E così ho ambientato la mia storia in queste due città, nelle strade strette dei loro ghetti, usando un linguaggio colorato d'azzurro per descrivere foreste di alberi che crescono sull'acqua e il fruscio delle vele che sfidano il vento. Navi che scompaiono nella nebbia, per riemergere come fantasmi quando meno te l'aspetti, cariche di mercanzie e... di bugie, quelle che i marinai hanno sempre raccontato alle donne che in ogni porto, mai stanche, ne attendono il ritorno.

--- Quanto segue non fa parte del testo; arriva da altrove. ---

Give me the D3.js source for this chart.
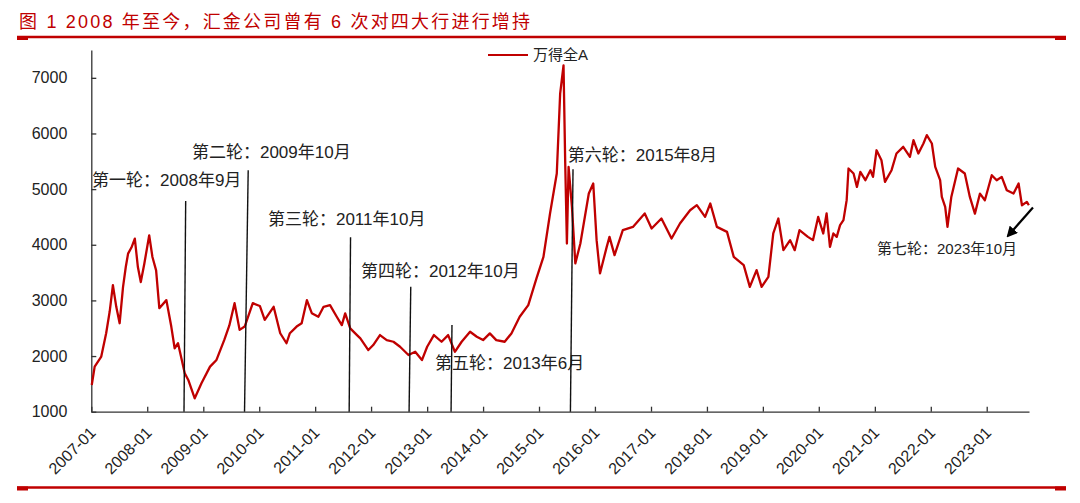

Il protagonista, il nobile Sigismondo, sfatto e decadente, incapace di staccarsi da un mondo che si è già staccato da lui - un mondo che va scomparendo sfaldandosi come un trucco troppo pesante su un volto decrepito - alimenta la sua vita di rimpianti. La moglie, bellissima figlia di un locandiere e dei tempi nuovi, è il futuro ed è già parte di quella borghesia emergente e indaffarata che alla festa data da Sigismndo travolgerà madrigali e minuetti con l'arroganza vitalistica e rozza dalla sarabanda e della ciga.
E' 'il nuovo che avanza ' nella Trieste della fine del Settecento che sfidava Venezia, sotto la spinta non soltanto del vento delle steppe, ma anche delle prime avvisaglie del tornado napoleonico...
Inventare, giorno dopo giorno, è una sfida non facile, credete, ma intrigante: molto intrigante.